* [WHAT TO WORK ON] Find the lines with the string "this" and return them.

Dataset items
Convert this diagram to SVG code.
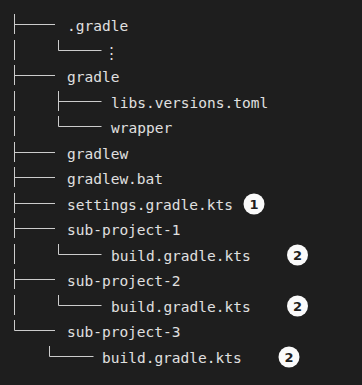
<svg xmlns="http://www.w3.org/2000/svg" width="362" height="385" viewBox="0 0 362 385">
  <style>
    .bg { fill: #1e1e1e; }
    .t { font-family: "DejaVu Sans Mono", "Liberation Mono", monospace; font-size: 14.5px; fill: #e0e0e0; }
    .tree { fill: none; stroke: #cccccc; stroke-width: 1; }
    .badge circle { fill: #fafafa; }
    .badge text { font-family: "DejaVu Sans", "Liberation Sans", sans-serif; font-size: 13px; font-weight: bold; fill: #1e1e1e; text-anchor: middle; }
  </style>
  <rect class="bg" x="0" y="0" width="362" height="385"/>
  <g id="connectors" class="tree">
    <path d="M14.5 14 V34 M14.5 24.5 H55"/>
    <path d="M14.5 40 V60"/>
    <path d="M14.5 65 V85 M14.5 75.5 H55"/>
    <path d="M14.5 91 V111"/>
    <path d="M14.5 116 V136"/>
    <path d="M14.5 142 V162 M14.5 152.5 H55"/>
    <path d="M14.5 167 V187 M14.5 177.5 H55"/>
    <path d="M14.5 193 V213 M14.5 203.5 H55"/>
    <path d="M14.5 218 V238 M14.5 228.5 H55"/>
    <path d="M14.5 244 V264"/>
    <path d="M14.5 269 V289 M14.5 279.5 H55"/>
    <path d="M14.5 295 V315"/>
    <path d="M14.5 320 V330.5 H55"/>
    <path d="M58.5 40 V50.5 H101.5"/>
    <path d="M58.5 91 V111 M58.5 101.5 H101.5"/>
    <path d="M58.5 116 V126.5 H101.5"/>
    <path d="M58.5 244 V254.5 H101.5"/>
    <path d="M58.5 295 V305.5 H101.5"/>
    <path d="M49.5 346 V356.5 H93.5"/>
  </g>
  <g id="node-dot-gradle"><text class="t" x="67" y="31">.gradle</text></g>
  <g id="node-ellipsis"><text class="t" x="104" y="58">⋮</text></g>
  <g id="node-gradle"><text class="t" x="67" y="82">gradle</text></g>
  <g id="node-libs-versions-toml"><text class="t" x="111" y="108">libs.versions.toml</text></g>
  <g id="node-wrapper"><text class="t" x="111" y="133">wrapper</text></g>
  <g id="node-gradlew"><text class="t" x="67" y="159">gradlew</text></g>
  <g id="node-gradlew-bat"><text class="t" x="67" y="184">gradlew.bat</text></g>
  <g id="node-settings">
    <text class="t" x="67" y="210">settings.gradle.kts</text>
    <g class="badge"><circle cx="254" cy="204" r="10.5"/><text x="254" y="208.5">1</text></g>
  </g>
  <g id="node-sub-project-1"><text class="t" x="67" y="235">sub-project-1</text></g>
  <g id="node-sp1-build">
    <text class="t" x="111" y="261">build.gradle.kts</text>
    <g class="badge"><circle cx="297.5" cy="255" r="10.5"/><text x="297.5" y="259.5">2</text></g>
  </g>
  <g id="node-sub-project-2"><text class="t" x="67" y="286">sub-project-2</text></g>
  <g id="node-sp2-build">
    <text class="t" x="111" y="312">build.gradle.kts</text>
    <g class="badge"><circle cx="297.5" cy="306" r="10.5"/><text x="297.5" y="310.5">2</text></g>
  </g>
  <g id="node-sub-project-3"><text class="t" x="67" y="337">sub-project-3</text></g>
  <g id="node-sp3-build">
    <text class="t" x="102" y="363">build.gradle.kts</text>
    <g class="badge"><circle cx="289" cy="357" r="10.5"/><text x="289" y="361.5">2</text></g>
  </g>
</svg>
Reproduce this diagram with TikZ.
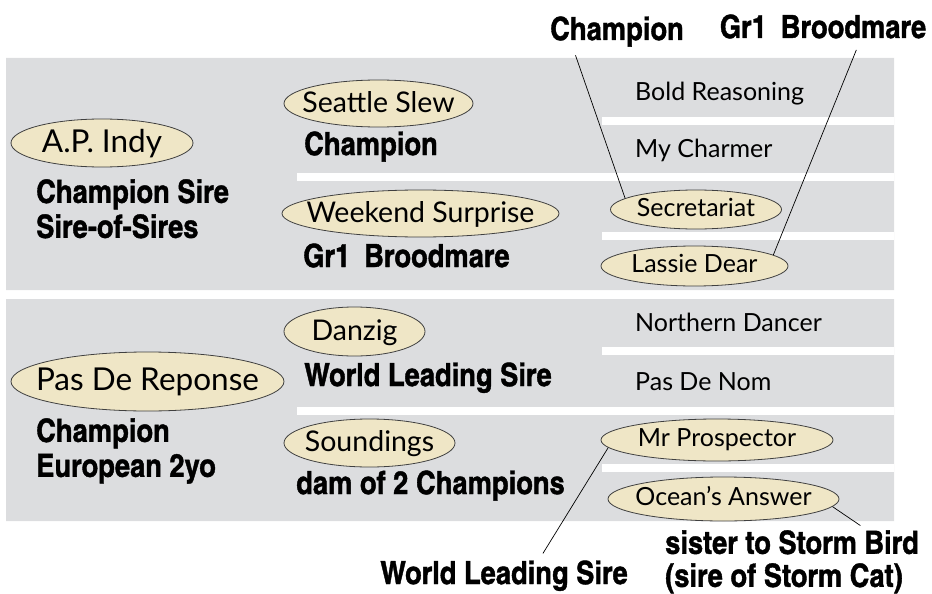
\documentclass[tikz,border=0pt]{standalone}
\usepackage{xcolor}
\usepackage{fontspec}
\setmainfont{Lato}
\newfontfamily\notefont{texgyreheroscn-bold.otf}[FakeBold=1.2,FakeStretch=1.04]
\usepackage{tikz}
\usetikzlibrary{positioning,shapes.geometric}
\definecolor{panel}{HTML}{DCDDDF}
\definecolor{cream}{HTML}{EFE6C6}
\newcommand{\nm}[1]{\makebox[0pt]{#1}}

\begin{document}
\begin{tikzpicture}[x=1pt,y=-1pt,
    horse/.style={ellipse,draw=black!75,line width=.8pt,fill=cream,inner sep=0pt,text height=18pt},
    big/.style={font=\fontsize{31.5}{34}\selectfont,text depth=0pt},
    mid/.style={font=\fontsize{28.5}{32}\selectfont,text depth=1pt},
    small/.style={font=\fontsize{25}{29}\selectfont,text depth=5pt},
    row/.style={small,anchor=base west,inner sep=0pt},
    note/.style={font=\notefont\fontsize{32}{35}\selectfont,inner sep=0pt,align=left},
    pointer/.style={draw,line width=.7pt}]
    \useasboundingbox (0,0) rectangle (932,594);
    % the two panels and their row gaps
    \fill[panel] (6,58) rectangle (894,290) (6,299) rectangle (894,521);
    \foreach \y in {117,232,347,464} \fill[white] (602,\y) rectangle +(292,8);
    \foreach \y in {173,407} \fill[white] (297,\y) rectangle +(597,8);
    % sire line
    \node[horse,big,minimum width=182pt,minimum height=48pt] (indy) at (102,143) {\nm{A.P. Indy}};
    \node[horse,mid,minimum width=189pt,minimum height=47pt] (slew) at (378.5,103.5) {\nm{Seattle Slew}};
    \node[horse,mid,minimum width=277pt,minimum height=47pt] (weekend) at (420.5,213.5) {\nm{Weekend Surprise}};
    \node[row] (boldr) at (635,100) {Bold Reasoning};
    \node[row] (charmer) at (635,157) {My Charmer};
    \node[horse,small,minimum width=171pt,minimum height=39pt] (secretariat) at (696,209.5) {\nm{Secretariat}};
    \node[horse,small,minimum width=187pt,minimum height=40pt] (lassie) at (694.5,266) {\nm{Lassie Dear}};
    % dam line
    \node[horse,big,minimum width=273pt,minimum height=59pt] (reponse) at (147.5,381.5) {\nm{Pas De Reponse}};
    \node[horse,mid,minimum width=141pt,minimum height=49pt] (danzig) at (354.5,331.5) {\nm{Danzig}};
    \node[horse,mid,minimum width=171pt,minimum height=48pt] (soundings) at (369.5,443) {\nm{Soundings}};
    \node[row] (northern) at (635,331) {Northern Dancer};
    \node[row] (pasnom) at (635,390) {Pas De Nom};
    \node[horse,small,minimum width=232pt,minimum height=42pt] (prospector) at (717,440) {\nm{Mr Prospector}};
    \node[horse,small,minimum width=231pt,minimum height=44pt] (ocean) at (723.5,499) {\nm{Ocean’s Answer}};
    % notes
    \node[note,anchor=north west] (indynote) at (36,179) {Champion Sire\\Sire-of-Sires};
    \node[note,anchor=base west] (slewnote) at (304,155) {Champion};
    \node[note,anchor=base west] (weekendnote) at (303,267) {Gr1\hspace{14pt}Broodmare};
    \node[note,anchor=north west] (reponsenote) at (36,418) {Champion\\European 2yo};
    \node[note,anchor=base west] (danzignote) at (304,386) {World Leading Sire};
    \node[note,anchor=base west] (soundingsnote) at (296,494) {dam of 2 Champions};
    \node[note,anchor=base] (champtop) at (617,40) {Champion};
    \node[note,anchor=base] (broodtop) at (823,38) {Gr1\hspace{14pt}Broodmare};
    \node[note,anchor=base] (wlsnote) at (504,584) {World Leading Sire};
    \node[note,anchor=north west] (sisternote) at (665,530) {sister to Storm Bird\\[-2pt](sire of Storm Cat)};
    \draw[pointer,shorten <=9pt] (champtop.199) -- (secretariat.171);
    \draw[pointer,shorten <=12pt] (broodtop.342) -- (lassie.8);
    \draw[pointer,shorten >=8pt] (prospector.184) -- (wlsnote.24);
    \draw[pointer,shorten >=8pt] (ocean.356) -- (sisternote.23);
\end{tikzpicture}
\end{document}
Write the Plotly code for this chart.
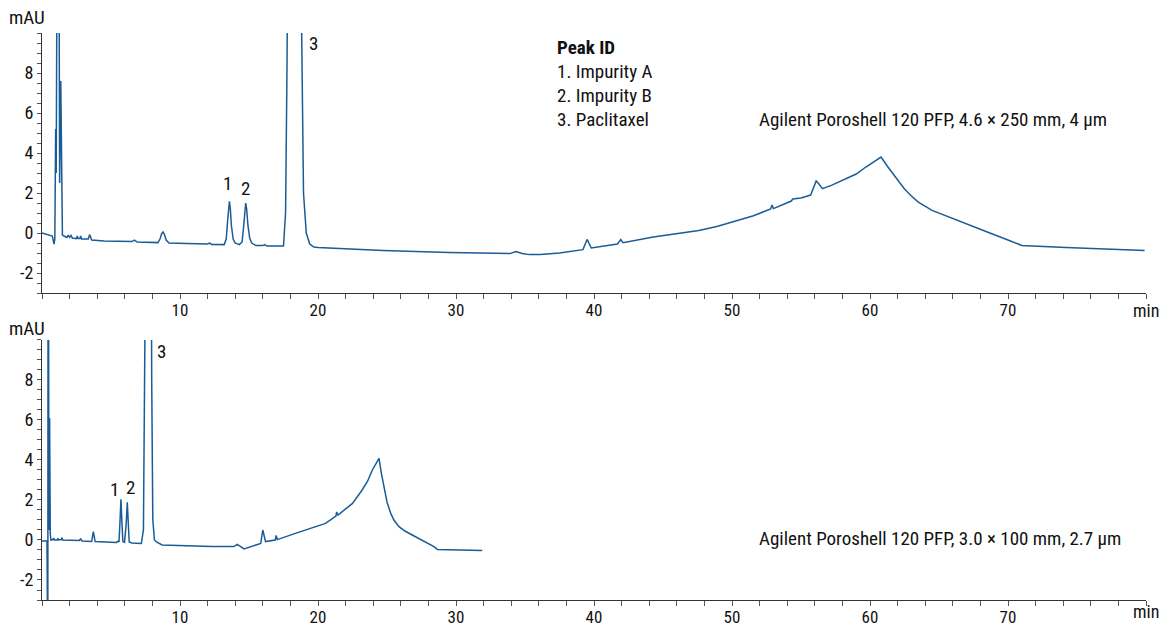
import plotly.graph_objects as go

# ---------------- data ----------------
top_time = [0, 0.6, 0.75, 0.87, 0.93, 0.99, 1.03, 1.09, 1.16, 1.23, 1.28, 1.36, 1.42, 1.48, 1.6,
            1.8, 1.9, 2.0, 2.1, 2.2, 2.5, 2.55, 2.62, 2.75, 2.8, 2.87, 3.35, 3.45, 3.6, 4.5,
            6.5, 6.7, 6.9, 8.4, 8.55, 8.68, 8.77, 8.86, 9.0, 9.2, 10.5, 12.0, 12.15, 12.3,
            13.2, 13.35, 13.45, 13.52, 13.58, 13.65, 13.72, 13.85, 14.0, 14.3,
            14.5, 14.62, 14.7, 14.76, 14.83, 14.92, 15.05, 15.2, 15.5, 16.0, 16.15, 16.3,
            17.5, 17.65, 17.75, 17.85, 18.3, 18.75, 18.85, 18.95, 19.15, 19.4, 19.7, 20.0,
            24.7, 29.5, 33.9, 34.35, 34.8, 35.3, 36.1, 37.5, 39.2, 39.5, 39.8, 41.7, 41.94, 42.1,
            44.3, 46.45, 47.6, 48.9, 50.0, 51.5, 52.8, 52.9, 53.0, 54.3, 54.4, 55.0, 55.7, 55.9, 56.1,
            56.3, 56.55, 57.2, 58.0, 59.0, 59.7, 60.3, 60.8, 61.3, 61.9, 62.5, 63.0, 63.5, 64.5, 65.5,
            66.95, 68.5, 70.0, 71.0, 74.2, 79.9]
top_mau = [0.0, -0.12, -0.15, -0.55, -0.3, 5.2, 3.0, 14, 30, 14, 2.5, 7.6, 1.0, -0.1, -0.15,
           -0.22, -0.1, -0.22, -0.12, -0.25, -0.28, -0.15, -0.28, -0.28, -0.15, -0.3, -0.3, -0.08, -0.35, -0.4,
           -0.43, -0.35, -0.45, -0.48, -0.3, -0.02, 0.05, -0.05, -0.35, -0.5, -0.52, -0.55, -0.5, -0.57,
           -0.58, -0.3, 0.6, 1.4, 1.58, 1.2, 0.4, -0.3, -0.5, -0.58,
           -0.45, 0.4, 1.2, 1.5, 1.2, 0.4, -0.25, -0.5, -0.63, -0.63, -0.58, -0.65,
           -0.65, 1.0, 8.0, 14, 60, 14, 8.0, 2.0, 0.0, -0.55, -0.7, -0.72,
           -0.87, -0.98, -1.03, -0.92, -1.02, -1.08, -1.08, -1.0, -0.83, -0.32, -0.75, -0.55, -0.33, -0.48,
           -0.2, 0.02, 0.13, 0.33, 0.55, 0.85, 1.2, 1.4, 1.22, 1.6, 1.7, 1.75, 1.9, 2.3, 2.6,
           2.45, 2.22, 2.38, 2.63, 2.95, 3.3, 3.55, 3.8, 3.3, 2.72, 2.2, 1.85, 1.55, 1.13, 0.85,
           0.47, 0.05, -0.35, -0.62, -0.73, -0.87]

bottom_time = [0, 0.36, 0.42, 0.45, 0.5, 0.55, 0.6, 0.65, 0.8, 0.85, 0.9, 1.1, 1.15, 1.2, 1.4,
               1.45, 1.5, 2.7, 2.8, 2.9, 3.6, 3.72, 3.85, 5.4, 5.5, 5.58, 5.65, 5.72, 5.79, 5.86, 5.98,
               6.1, 6.18, 6.25, 6.32, 6.5, 7.2, 7.35, 7.45, 7.5, 7.7, 7.88, 7.95, 8.03, 8.15, 8.3, 8.7,
               12.3, 13.9, 14.15, 14.64, 15.85, 16.0, 16.2, 16.9, 16.97, 17.05, 18.36, 19.35,
               20.55, 21.3, 21.35, 21.45, 22.5, 23.2, 23.6, 23.94, 24.2, 24.42, 24.6, 24.78,
               25.0, 25.27, 25.5, 25.87, 26.3, 26.83, 27.6, 28.4, 28.65, 30.7, 31.9]
bottom_mau = [-0.05, -0.05, -6, 25, 0.5, 6.1, 0.3, 0.0, 0.02, 0.1, 0.0, 0.0, 0.08, 0.0, 0.02,
              0.12, 0.0, -0.02, 0.05, -0.05, -0.07, 0.42, -0.08, -0.12, -0.06, -0.1, 0.9, 2.03, 0.9, -0.08, -0.12,
              0.8, 1.88, 0.8, -0.1, -0.15, -0.17, 0.5, 8, 14, 60, 14, 8, 1.0, 0.0, -0.1, -0.25,
              -0.33, -0.33, -0.22, -0.45, -0.17, 0.5, -0.08, 0.0, 0.23, 0.02, 0.33, 0.55,
              0.83, 1.2, 1.4, 1.25, 1.83, 2.5, 2.95, 3.5, 3.8, 4.08, 3.3, 2.67,
              1.9, 1.33, 1.0, 0.67, 0.45, 0.25, -0.02, -0.33, -0.47, -0.5, -0.53]

x_tick_vals = [10, 20, 30, 40, 50, 60, 70]
x_tick_text = ["10", "20", "30", "40", "50", "60", "70"]
y_tick_vals = [-2, 0, 2, 4, 6, 8]
y_tick_text = ["-2", "0", "2", "4", "6", "8"]

top_peak_labels = ["1", "2", "3"]
top_peak_label_t = [13.46, 14.76, 19.7]
top_peak_label_y = [2.5, 2.24, 9.5]
bottom_peak_labels = ["1", "2", "3"]
bottom_peak_label_t = [5.27, 6.43, 8.67]
bottom_peak_label_y = [2.5, 2.6, 9.4]

peak_id_title = "Peak ID"
peak_id_items = ["1. Impurity A", "2. Impurity B", "3. Paclitaxel"]
top_column = "Agilent Poroshell 120 PFP, 4.6 × 250 mm, 4 µm"
bottom_column = "Agilent Poroshell 120 PFP, 3.0 × 100 mm, 2.7 µm"

# ---------------- style ----------------
FONT = "Roboto Condensed, Liberation Sans Narrow, Liberation Sans, Arial, sans-serif"
LINE = "#1a5c96"
AX = "#333333"

fig = go.Figure()
fig.add_trace(go.Scatter(x=top_time, y=top_mau, mode="lines",
                         line=dict(color=LINE, width=1.5), xaxis="x", yaxis="y",
                         showlegend=False, hoverinfo="skip"))
fig.add_trace(go.Scatter(x=bottom_time, y=bottom_mau, mode="lines",
                         line=dict(color=LINE, width=1.5), xaxis="x2", yaxis="y2",
                         showlegend=False, hoverinfo="skip"))


def xaxis_cfg(anchor):
    return dict(range=[0, 80], anchor=anchor, showline=True, linecolor=AX, linewidth=1,
                ticks="outside", ticklen=5, tickcolor="#555", tickwidth=1,
                tickmode="array", tickvals=x_tick_vals, ticktext=x_tick_text,
                ticklabelstandoff=-3,
                minor=dict(tickmode="linear", tick0=0, dtick=2, ticks="outside",
                           ticklen=5, tickcolor="#555", tickwidth=1, showgrid=False),
                showgrid=False, zeroline=False, automargin=False,
                tickfont=dict(family=FONT, size=17, color="#111"))


def yaxis_cfg(anchor, domain):
    return dict(range=[-3, 10], domain=domain, anchor=anchor, showline=True, linecolor=AX,
                linewidth=1, ticks="outside", ticklen=4, tickcolor="#555", tickwidth=1,
                tickmode="array", tickvals=y_tick_vals, ticktext=y_tick_text,
                minor=dict(tickmode="linear", tick0=0, dtick=0.5, ticks="outside",
                           ticklen=4, tickcolor="#555", tickwidth=1, showgrid=False),
                showgrid=False, zeroline=False, automargin=False,
                tickfont=dict(family=FONT, size=18, color="#111"))


annotations = []
txt = dict(family=FONT, size=19, color="#111")
for lab, t, y in zip(top_peak_labels, top_peak_label_t, top_peak_label_y):
    annotations.append(dict(text=lab, x=t, y=y, xref="x", yref="y", showarrow=False, font=txt))
for lab, t, y in zip(bottom_peak_labels, bottom_peak_label_t, bottom_peak_label_y):
    annotations.append(dict(text=lab, x=t, y=y, xref="x2", yref="y2", showarrow=False, font=txt))

annotations.append(dict(text="<b>" + peak_id_title + "</b>", x=37.2, y=9.28, xref="x", yref="y",
                        xanchor="left", showarrow=False, font=txt))
for i, item in enumerate(peak_id_items):
    annotations.append(dict(text=item, x=37.2, y=8.08 - 1.2 * i, xref="x", yref="y",
                            xanchor="left", showarrow=False, font=txt))
annotations.append(dict(text=top_column, x=51.8, y=5.68, xref="x", yref="y",
                        xanchor="left", showarrow=False, font=txt))
annotations.append(dict(text=bottom_column, x=51.8, y=0.05, xref="x2", yref="y2",
                        xanchor="left", showarrow=False, font=txt))

for yp in [1.028, 0.478]:
    annotations.append(dict(text="mAU", x=-0.0136, y=yp, xref="paper", yref="paper",
                            xanchor="center", yanchor="middle", showarrow=False, font=txt))
for yp in [0.511, -0.02]:
    annotations.append(dict(text="min", x=1.0, y=yp, xref="paper", yref="paper",
                            xanchor="center", yanchor="middle", showarrow=False,
                            font=dict(family=FONT, size=18, color="#111")))

fig.update_layout(
    width=1162, height=626,
    margin=dict(l=42, r=16, t=33, b=26),
    paper_bgcolor="white", plot_bgcolor="white",
    xaxis=xaxis_cfg("y"),
    yaxis=yaxis_cfg("x", [0.5414, 1.0]),
    xaxis2=xaxis_cfg("y2"),
    yaxis2=yaxis_cfg("x2", [0.0, 0.4586]),
    annotations=annotations,
    font=dict(family=FONT),
)

fig.write_html("out.html", config={"displayModeBar": False},
               post_script="document.body.style.margin='0';document.body.style.overflow='hidden';")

* [EXERCISE RESULT]
Convert this diagram to SVG code.
Reproduce this diagram with TikZ.
Write the Plotly code for this chart.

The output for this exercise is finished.